First, I found Winslow Homer’s small 1874 oil on canvas, Waiting for a Bite, of two boys fishing from a fallen tree trunk in a flattened landscape.  Further investigation showed it was also the basis for the very similar wood engraving for the August 22, 1874, Harper’s Weekly, where three boys (instead of two) are now fishing distinctly Adirondack waters. In both versions, Homer seizes the character of each setting, its distinct colors and emotional notes arising from the light cast by the sky on reflective waters.

Homer painted some 100 angling works.  Over time, they evolved in composition, tone, and palette—each development inspired by different waters fished at different stages of his life. Waiting for a Bite feels like he was passing on the lesson of patience to the next generation of anglers.

Ponce de Leon in Florida, by Thomas Moran

No visitor to the Cummer can miss the enormous Ponce de Leon in Florida, by Thomas Moran (1837–1926), depicting the encounter between the conquistador and the Timucuan natives (unfortunately wearing the headdresses of Moran’s Western Plains Indians). Its landscape of palms, palmettos, and Spanish moss-covered live oaks, was painted in 1877-78, after Moran’s 1872 visit to St. Augustine and the St. John’s River.

Brooke Chilvers introduces Ponce de Leon in Florida, by Thomas Moran

It’s hard to imagine how far this tropical setting was from Moran’s birthplace of industrialized Lancashire, England, from which his parents emigrated to Philadelphia.  Thomas’s apprenticeship to a wood-engraving firm, at age sixteen, set him on his path.

Moran painted Ponce de Leon in Florida in the vein of prestigious historical painting, aspiring it to be purchased and hung in the House of Representatives, and lead to further important commissions.  Alas—for him at least—his plan failed.  Instead, the luxuriant Cummer Museum Gardens, home to a 200-year-old live oak tree with a 150-foot branch spread, feel like the painting’s natural home.

Two 17th century Antwerp artists, Peter Thijs and Pieter Boel, collaborated on the museum’s startling life-size Huntsman with His Dog and Game, the kind of work I never thought I’d discover in Florida.  Notice the assortment of hunting dogs the sportsman keeps to pursue his game bag of swan and hare.  Both artists were members of the St. Luke’s Guild in a period when it was not unknown for one artist to paint the figures and the other the landscape.  Although Thijs is mostly known for his dramatic religious paintings, he also collaborated with animal painters, including Flemish Baroque painter Jan Fyt, who was Boel’s teacher and influenced his style.

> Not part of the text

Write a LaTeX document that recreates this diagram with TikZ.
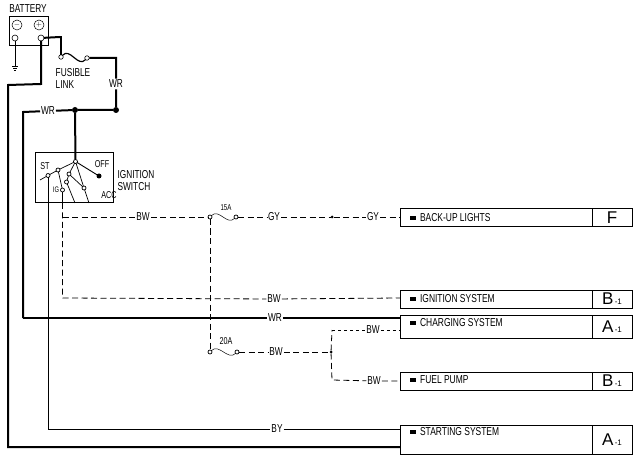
\documentclass[tikz,border=0pt]{standalone}
\usepackage{fontspec}
\setmainfont{Liberation Sans}
\usetikzlibrary{positioning}
\tikzset{
x=1pt,
y=-1pt,
every node/.style={outer sep=0pt},
thickw/.style={line width=2pt},
thinw/.style={line width=0.5pt},
dashw/.style={line width=0.8pt, dash pattern=on 6pt off 3.5pt},
dotw/.style={line width=0.5pt, dash pattern=on 3pt off 3pt},
box/.style={draw, line width=1pt},
txt/.style={font=\fontsize{11.5}{12}\selectfont, xscale=0.72, transform shape, inner sep=1.5pt, align=left},
swt/.style={txt, font=\fontsize{10}{10}\selectfont},
sys/.style={txt, anchor=west, xscale=1.02},
bul/.style={fill, inner sep=0pt, minimum width=6pt, minimum height=4.5pt},
sysbox/.style={box, anchor=north west, minimum width=192pt, minimum height=#1},
letbox/.style={box, minimum width=40pt, minimum height=#1, inner sep=0pt, font=\fontsize{17}{17}\selectfont},
term/.style={circle, draw, fill=white, line width=0.6pt, inner sep=0pt, minimum size=4.5pt},
cont/.style={circle, draw, fill=white, line width=0.7pt, inner sep=0pt, minimum size=4pt},
dot/.style={circle, fill, inner sep=0pt, minimum size=#1},
dot/.default=6pt,
}
\newcommand{\subone}{{\fontsize{8}{8}\selectfont\,-1}}

\begin{document}
\begin{tikzpicture}
    \useasboundingbox (0,0) rectangle (639,462);
    % battery
    \node[txt] (batlbl) at (28,9) {BATTERY};
    \node[box, anchor=north west, minimum width=39pt, minimum height=29pt] (bat) at (9,17) {};
    \node[circle, draw, thinw, minimum size=10pt, inner sep=0pt, font=\fontsize{7}{7}\selectfont] (minus) at (17,25) {$-$};
    \node[circle, draw, thinw, minimum size=10pt, inner sep=0pt, font=\fontsize{7}{7}\selectfont] (plus) at (39,25) {$+$};
    \node[term, minimum size=6pt] (tneg) at (15,38) {};
    \node[term, minimum size=6pt] (tpos) at (41,38) {};
    \coordinate (gnd) at (15,66);
    \draw[line width=0.8pt] (tneg) -- (gnd);
    \draw[line width=0.8pt] (12,66) -- (18,66) (13,68) -- (17,68) (14,70) -- (16,70);
    % fusible link
    \coordinate (lk1) at (60,37);
    \node[term] (fl1) at (61,57) {};
    \node[term] (fl2) at (87,58) {};
    \node[txt] (fllbl) at (73,78) {FUSIBLE\\LINK};
    \coordinate (c1) at (116,58);
    \node[dot] (j1) at (116,110) {};
    \node[dot] (j2) at (75,110) {};
    \node[txt] (wr1) at (116,84) {WR};
    \node[txt] (wr2) at (48,111) {WR};
    \coordinate (c2) at (23,112);
    \coordinate (c3) at (23,318);
    \coordinate (cs1) at (400,318);
    \coordinate (c4) at (41,84);
    \coordinate (c5) at (8,85);
    \coordinate (c6) at (8,447);
    \coordinate (ss1) at (400,447);
    \draw[line width=1.2pt] (fl1) .. controls +(9,-10) and +(-9,10) .. (fl2);
    \draw[thickw] (tpos) -- (lk1);
    \draw[line width=1.3pt] (lk1) -| (fl1);
    \draw[thickw] (fl2) -- (c1) -- (wr1) -- (j1) -- (j2) -- (wr2);
    \draw[thickw] (wr2) -- (c2) -- (c3);
    \draw[thickw] (tpos) -- (c4) -- (c5) -- (c6) -- (ss1);
    % ignition switch
    \node[box, anchor=north west, minimum width=78pt, minimum height=50pt] (sw) at (35,153) {};
    \node[txt] (swlbl) at (136,181) {IGNITION\\SWITCH};
    \node[swt] (off) at (102,164) {OFF};
    \node[swt] (st) at (45,166) {ST};
    \node[swt, font=\fontsize{8}{8}\selectfont] (ig) at (56,190) {IG};
    \node[swt] (acc) at (109,195) {ACC};
    \node[cont] (piv) at (75.5,161.5) {};
    \node[dot=5pt] (offd) at (99,176) {};
    \node[cont] (cst) at (48,175.5) {};
    \node[cont] (carm) at (58,170) {};
    \node[cont] (c7) at (69,174) {};
    \node[cont] (c8) at (66.5,182) {};
    \node[cont] (cig) at (62.5,190) {};
    \node[cont] (cacc) at (84,188) {};
    \coordinate (stt) at (40,180);
    \coordinate (o1) at (48,203);
    \coordinate (o2) at (62.5,203);
    \coordinate (o3) at (75,203);
    \coordinate (o4) at (89,203);
    \draw[thickw] (j2) -- (piv);
    \draw[line width=0.9pt] (piv) -- (offd);
    \draw[line width=0.7pt] (piv) -- (carm) -- (cig);
    \draw[line width=0.7pt] (piv) -- (c7) -- (c8) -- (o3);
    \draw[line width=0.7pt] (piv) -- (cacc) -- (o4);
    \draw[line width=0.7pt] (c7) -- (cacc);
    \draw[line width=0.7pt] (stt) -- (cst) -- (carm);
    \draw[line width=0.7pt] (cst) -- (o1);
    \draw[line width=0.7pt] (cig) -- (o2);
    % system boxes
    \node[sysbox=18pt] (blb) at (400,209) {};
    \node[letbox=18pt, right=0pt of blb] (blf) {F};
    \node[sysbox=18pt] (isb) at (400,290) {};
    \node[letbox=18pt, right=0pt of isb] (isf) {B\subone};
    \node[sysbox=23pt] (csb) at (400,315) {};
    \node[letbox=23pt, right=0pt of csb] (csf) {A\subone};
    \node[sysbox=18pt] (fpb) at (400,372) {};
    \node[letbox=18pt, right=0pt of fpb] (fpf) {B\subone};
    \node[sysbox=29pt] (ssb) at (400,425) {};
    \node[letbox=29pt, right=0pt of ssb] (ssf) {A\subone};
    \node[bul] (b1) at (413,218) {};
    \node[sys, right=3pt of b1] (blt) {BACK-UP LIGHTS};
    \node[bul] (b2) at (413,299) {};
    \node[sys, right=3pt of b2] (ist) {IGNITION SYSTEM};
    \node[bul] (b3) at (413,323) {};
    \node[sys, right=3pt of b3] (cst2) {CHARGING SYSTEM};
    \node[bul] (b4) at (413,380) {};
    \node[sys, right=3pt of b4] (fpt) {FUEL PUMP};
    \node[bul] (b5) at (413,432) {};
    \node[sys, right=3pt of b5] (sst) {STARTING SYSTEM};
    % back-up lights line
    \coordinate (n1) at (62.5,217);
    \node[txt] (bw1) at (143,217) {BW};
    \node[cont] (f1a) at (210,217) {};
    \node[cont] (f1b) at (236,217) {};
    \node[txt, font=\fontsize{8.5}{9}\selectfont] (a15) at (226,208) {15A};
    \node[txt] (gy1) at (274,217) {GY};
    \node[dot=3pt] (j3) at (332,217) {};
    \node[txt] (gy2) at (373,217) {GY};
    \coordinate (blw) at (400,217);
    \draw[dashw] (n1) -- (bw1) -- (f1a);
    \draw[thinw] (f1a) .. controls +(9,-9) and +(-9,9) .. (f1b);
    \draw[dashw] (f1b) -- (gy1) -- (j3) -- (gy2) -- (blw);
    % ignition system line
    \coordinate (n2) at (62.5,298);
    \node[txt] (bw2) at (274,299) {BW};
    \coordinate (isw) at (400,298);
    \draw[dashw] (o2) -- (n1) -- (n2) -- (bw2) -- (isw);
    % charging line
    \node[txt] (wr3) at (275,318) {WR};
    \draw[thickw] (c3) -- (wr3) -- (cs1);
    % 20A fuse and branch
    \node[cont] (f2a) at (210,352) {};
    \node[cont] (f2b) at (237,352) {};
    \node[txt, font=\fontsize{10}{10}\selectfont] (a20) at (226,341) {20A};
    \node[txt] (bw3) at (276,352) {BW};
    \node[dot=3pt] (j4) at (331,352) {};
    \coordinate (u1) at (332,330);
    \coordinate (u2) at (332,380);
    \node[txt] (bw4) at (373,330) {BW};
    \node[txt] (bw5) at (374,381) {BW};
    \coordinate (csw) at (400,330);
    \coordinate (fpw) at (400,381);
    \draw[dashw] (f1a) -- (f2a);
    \draw[thinw] (f2a) .. controls +(9,-9) and +(-9,9) .. (f2b);
    \draw[dashw] (f2b) -- (bw3) -- (j4);
    \draw[dashw] (j4) -- (u2) -- (bw5) -- (fpw);
    \draw[dashw] (j4) -- (u1);
    \draw[dotw] (u1) -- (bw4) -- (csw);
    % starting line
    \coordinate (n3) at (48,429);
    \node[txt] (by) at (277,429) {BY};
    \coordinate (ssw) at (400,429);
    \draw[thinw] (o1) -- (n3) -- (by) -- (ssw);
\end{tikzpicture}
\end{document}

If the museum gift shop and patio dining were delightful surprises, I find the museum’s website to be unsatisfying.  Rather than featuring exciting images and descriptions of the art in the museum’s vastly different collections—from The Florida Collection to the rare and precious Early Meissen Porcelain—they simply list the names of the artists and their works. I’m also confused about the difference between the museum’s “Experience” and “Discover” links.  Ditto for “Adaptive Art” and “Virtual Resources,” where I eventually chanced upon several good YouTube discussions and accidently found a Cummer Museum Blog on the Huntsman with His Dog and Game painting, although I couldn’t locate it on the museum’s website.